Being the mouthy person I am I felt like I needed to comment on his post.
You make me sad. That sounds silly, I recognize that, but it's the truth. You make my heart hurt.
I am not a Christian, I'm completely okay admitting that, but America was built on the idea of religious freedom. I would fight for your right to worship your God just as vehemently as I would fight for my own rights. If I believed there was an actual war on Christians I would stand next to you to help defend you, even though I've been threatened with violence many times by so called "Christians," even though I know you would never stand with me if the roles were reversed. The thing is you are so self absorbed and so sure of your own righteousness that you don't care that you share the holiday season with other faiths. You are so sure that your way is the only way that you are willing to make someone practicing their own faith into a slight against yours. That's not how the world works, that's not how America is supposed to work. You do not have to agree with my religious outlook, you do not have to convert to my faith, you don't even have to like me as a person, all you have to do is accept that I have the same rights, I am an American and free to worship as I wish.
Your war against Starbucks is sad, and I hope that as you fight to keep "Christ" in "Christmas" you behave as if you have "Christ" in your "Christian" heart. I only mention it because the hatred filling up your Facebook pages makes you appear as if you've forgotten His message.
Later, I found out his wife had posted something supporting him on her page, so I went and left this same comment, with a little more added just for her,
I'll share what I posted on your husband's page. I think applies equally here but in a different context. I understand your wish for our country to have laws that reflect your morals as a Christian, but you forget that our nation was founded for all people. We can be a moral nation, a nation that sets out to do the best for its citizens, without being a Christian nation. To try to push your religion onto other people in an area of the country that has always been meant to be secular is disheartening for those of us who feel ourselves called to a different path.
And because it bothers me I'd just like to point out political correctness isn't about limiting your free speech or pandering to those you claim are easily offended. It's about reminding people with a limited, narrow world view that there are so many different, beautiful, wonderful cultures that make up out nation and they deserve the same rights and recognition. 
Now I didn't expect to change their hearts or their minds, people that are angry will always be angry. They seem to look for things to find offensive, but I wanted to see if we could open a dialog, really talk about the situation.

I can hear you laughing.

Josh never replied to my comments, but she did, in a way. She deleted my comments and banned me from posting on her page.

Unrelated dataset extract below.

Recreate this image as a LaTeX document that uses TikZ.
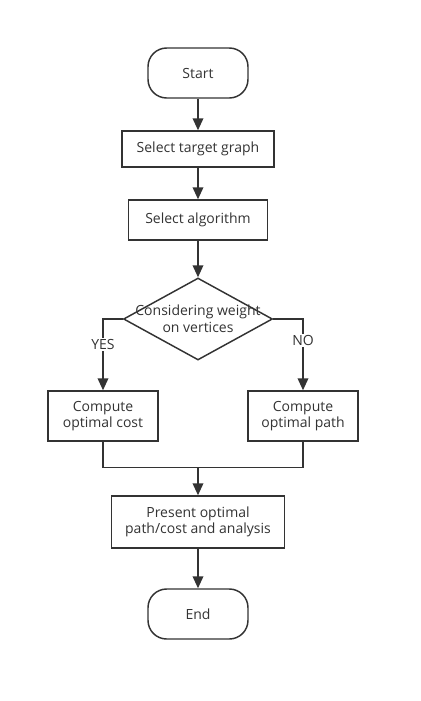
\documentclass[tikz,border=0pt]{standalone}
\usepackage{fontspec}
\setmainfont{Open Sans}
\usepackage{tikz}
\usetikzlibrary{positioning,shapes.geometric,arrows.meta}
\definecolor{ink}{HTML}{333333}

\begin{document}
\begin{tikzpicture}[auto,
    every node/.style={on grid,text=ink,font=\fontsize{10.5}{12.5}\selectfont},
    terminal/.style={draw=ink,line width=1.1pt,rounded corners=14pt,minimum width=75pt,minimum height=37.5pt},
    block/.style={draw=ink,line width=1.1pt,align=center,inner sep=0pt},
    choice/.style={draw=ink,line width=1.1pt,diamond,inner sep=0pt,minimum width=111.75pt,minimum height=61.5pt},
    flow/.style={draw=ink,line width=1.1pt,-{Triangle[length=9pt,width=8pt]}},
    line/.style={draw=ink,line width=1.1pt}]
    \useasboundingbox (-148.5pt,54.75pt) rectangle (167.25pt,-471pt);
    \node[terminal] (start) {Start};
    \node[block,below=57pt of start,minimum width=114pt,minimum height=27pt] (graph) {Select target graph};
    \node[block,below=53.25pt of graph,minimum width=104.25pt,minimum height=30pt] (algo) {Select algorithm};
    \node[choice,below=74.25pt of algo,label={[align=center,text=ink,font=\fontsize{10.5}{12.5}\selectfont]center:Considering weight\\on vertices}] (weight) {};
    \node[block,below left=72.75pt and 71.25pt of weight,minimum width=82.5pt,minimum height=37.5pt] (cost) {Compute\\optimal cost};
    \node[block,below right=72.75pt and 78.75pt of weight,minimum width=82.5pt,minimum height=37.5pt] (path) {Compute\\optimal path};
    \node[block,below=152.25pt of weight,minimum width=129.75pt,minimum height=39pt] (present) {Present optimal\\path/cost and analysis};
    \node[terminal,below=69pt of present] (end) {End};
    \coordinate[above=21pt of present.north] (merge);
    \draw[flow] (start) -- (graph);
    \draw[flow] (graph) -- (algo);
    \draw[flow] (algo) -- (weight);
    \draw[flow] (weight.west) -| node[pos=0.68,auto=false,fill=white,inner sep=1pt] {YES} (cost.north);
    \draw[flow] (weight.east) -| node[pos=0.65,auto=false,fill=white,inner sep=1pt] {NO} (path.north);
    \draw[line] (cost.south) |- (merge) -| (path.south);
    \draw[flow] (merge) -- (present);
    \draw[flow] (present) -- (end);
\end{tikzpicture}
\end{document}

Yup. One more Facebook page to add to the banned list.

I feel sorry for her. How insecure you do you have to be in your own faith that you have to not only delete comments with opposing viewpoints but outright ban the person from commenting again. I can see if I had been hateful, rude, tactless, or ugly, but I really tried to be polite and respectful. She didn't have to comment back, she didn't have to leave my comment posted, and she had every right to ban me for absolutely no reason. It's Facebook, it is not that serious. I'm not mad about it, I just find it funny and a little sad.

It makes me sad that the Christians that seem the most vocal are people like Josh, shouting into a phone camera and spewing rage and lies, people like my VPCP dad and step-mom filling their Facebook wall with hate and bigotry, or people that have disproportionately angry reactions to anyone that dares tell them "Happy Holidays."

Not all Christians are hateful. Not all Christians are close minded bigots. Not all Christians are incapable of realizing they share the world with other people, other cultures, other faiths, and that that's okay.

Not all Christians are assholes, and as we get closer to the 8th level of hell that is the holiday season I will endeavor to remind myself of that fact.